■ **Exercise objective**
Reproduce each line of the material exactly, minus any picture.

■ **Data segment**

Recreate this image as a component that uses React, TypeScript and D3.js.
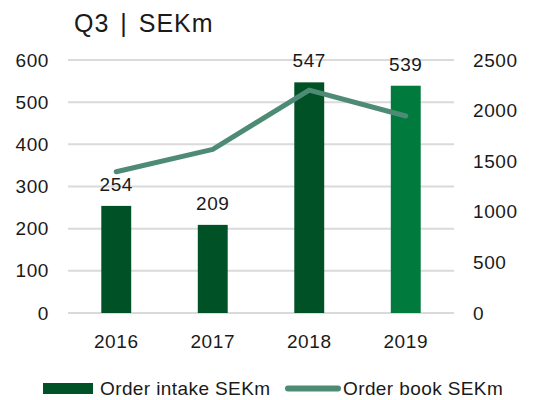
import React from 'react';
import * as d3 from 'd3';

const years = ['2016', '2017', '2018', '2019'];
const orderIntake = [254, 209, 547, 539];
const orderBook = [1396, 1617, 2203, 1947];
const leftTicks = [0, 100, 200, 300, 400, 500, 600];
const rightTicks = [0, 500, 1000, 1500, 2000, 2500];
const barColors = ['#005226', '#005226', '#005226', '#007A3D'];

const W = 533;
const H = 400;
const FONT = '"Liberation Sans", Arial, sans-serif';

export default function App() {
  const x = d3.scaleBand<string>().domain(years).range([68, 454]).paddingInner(0.69).paddingOuter(0.345);
  const yL = d3.scaleLinear().domain([0, 600]).range([313, 60]);
  const yR = d3.scaleLinear().domain([0, 2500]).range([313, 60]);
  const cx = (d: string) => (x(d) ?? 0) + x.bandwidth() / 2;

  const line = d3
    .line<number>()
    .x((_, i) => cx(years[i]))
    .y((v) => yR(v));

  return (
    <svg width={W} height={H} style={{ position: 'absolute', left: 0, top: 0 }} fontFamily={FONT}>
      <rect width={W} height={H} fill="#fff" />
      <text x={74} y={32} fontSize={25} letterSpacing={1} wordSpacing={3} fill="#1a1a1a">
        Q3 | SEKm
      </text>

      {leftTicks.map((t) => (
        <g key={t}>
          <line x1={68} x2={454} y1={yL(t)} y2={yL(t)} stroke="#dadada" strokeWidth={2} />
          <text x={49} y={yL(t)} dy="0.35em" textAnchor="end" fontSize={19} letterSpacing={0.6} fill="#1a1a1a">
            {t}
          </text>
        </g>
      ))}
      {rightTicks.map((t) => (
        <text key={t} x={473} y={yR(t)} dy="0.35em" fontSize={19} letterSpacing={0.6} fill="#1a1a1a">
          {t}
        </text>
      ))}

      {years.map((yr, i) => (
        <g key={yr}>
          <rect
            x={x(yr)}
            y={yL(orderIntake[i])}
            width={x.bandwidth()}
            height={yL(0) - yL(orderIntake[i])}
            fill={barColors[i]}
          />
          <text x={cx(yr)} y={yL(orderIntake[i]) - 15} textAnchor="middle" fontSize={19} letterSpacing={0.6} fill="#1a1a1a">
            {orderIntake[i]}
          </text>
          <text x={cx(yr)} y={348} textAnchor="middle" fontSize={19} letterSpacing={0.6} fill="#1a1a1a">
            {yr}
          </text>
        </g>
      ))}

      <path
        d={line(orderBook) ?? ''}
        fill="none"
        stroke="#4E8B74"
        strokeWidth={5}
        strokeLinecap="round"
        strokeLinejoin="round"
      />

      <g fontSize={19} letterSpacing={0.4} fill="#1a1a1a">
        <rect x={43} y={383} width={50} height={11} fill="#005226" />
        <text x={100} y={395}>Order intake SEKm</text>
        <line x1={288} x2={338} y1={388.5} y2={388.5} stroke="#4E8B74" strokeWidth={6} strokeLinecap="round" />
        <text x={343} y={395}>Order book SEKm</text>
      </g>
    </svg>
  );
}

■ **Answer to the exercise**
Recreate this image as a component that uses React, TypeScript and D3.js.
import React from 'react';
import * as d3 from 'd3';

const years = ['2016', '2017', '2018', '2019'];
const orderIntake = [254, 209, 547, 539];
const orderBook = [1396, 1617, 2203, 1947];
const leftTicks = [0, 100, 200, 300, 400, 500, 600];
const rightTicks = [0, 500, 1000, 1500, 2000, 2500];
const barColors = ['#005226', '#005226', '#005226', '#007A3D'];

const W = 533;
const H = 400;
const FONT = '"Liberation Sans", Arial, sans-serif';

export default function App() {
  const x = d3.scaleBand<string>().domain(years).range([68, 454]).paddingInner(0.69).paddingOuter(0.345);
  const yL = d3.scaleLinear().domain([0, 600]).range([313, 60]);
  const yR = d3.scaleLinear().domain([0, 2500]).range([313, 60]);
  const cx = (d: string) => (x(d) ?? 0) + x.bandwidth() / 2;

  const line = d3
    .line<number>()
    .x((_, i) => cx(years[i]))
    .y((v) => yR(v));

  return (
    <svg width={W} height={H} style={{ position: 'absolute', left: 0, top: 0 }} fontFamily={FONT}>
      <rect width={W} height={H} fill="#fff" />
      <text x={74} y={32} fontSize={25} letterSpacing={1} wordSpacing={3} fill="#1a1a1a">
        Q3 | SEKm
      </text>

      {leftTicks.map((t) => (
        <g key={t}>
          <line x1={68} x2={454} y1={yL(t)} y2={yL(t)} stroke="#dadada" strokeWidth={2} />
          <text x={49} y={yL(t)} dy="0.35em" textAnchor="end" fontSize={19} letterSpacing={0.6} fill="#1a1a1a">
            {t}
          </text>
        </g>
      ))}
      {rightTicks.map((t) => (
        <text key={t} x={473} y={yR(t)} dy="0.35em" fontSize={19} letterSpacing={0.6} fill="#1a1a1a">
          {t}
        </text>
      ))}

      {years.map((yr, i) => (
        <g key={yr}>
          <rect
            x={x(yr)}
            y={yL(orderIntake[i])}
            width={x.bandwidth()}
            height={yL(0) - yL(orderIntake[i])}
            fill={barColors[i]}
          />
          <text x={cx(yr)} y={yL(orderIntake[i]) - 15} textAnchor="middle" fontSize={19} letterSpacing={0.6} fill="#1a1a1a">
            {orderIntake[i]}
          </text>
          <text x={cx(yr)} y={348} textAnchor="middle" fontSize={19} letterSpacing={0.6} fill="#1a1a1a">
            {yr}
          </text>
        </g>
      ))}

      <path
        d={line(orderBook) ?? ''}
        fill="none"
        stroke="#4E8B74"
        strokeWidth={5}
        strokeLinecap="round"
        strokeLinejoin="round"
      />

      <g fontSize={19} letterSpacing={0.4} fill="#1a1a1a">
        <rect x={43} y={383} width={50} height={11} fill="#005226" />
        <text x={100} y={395}>Order intake SEKm</text>
        <line x1={288} x2={338} y1={388.5} y2={388.5} stroke="#4E8B74" strokeWidth={6} strokeLinecap="round" />
        <text x={343} y={395}>Order book SEKm</text>
      </g>
    </svg>
  );
}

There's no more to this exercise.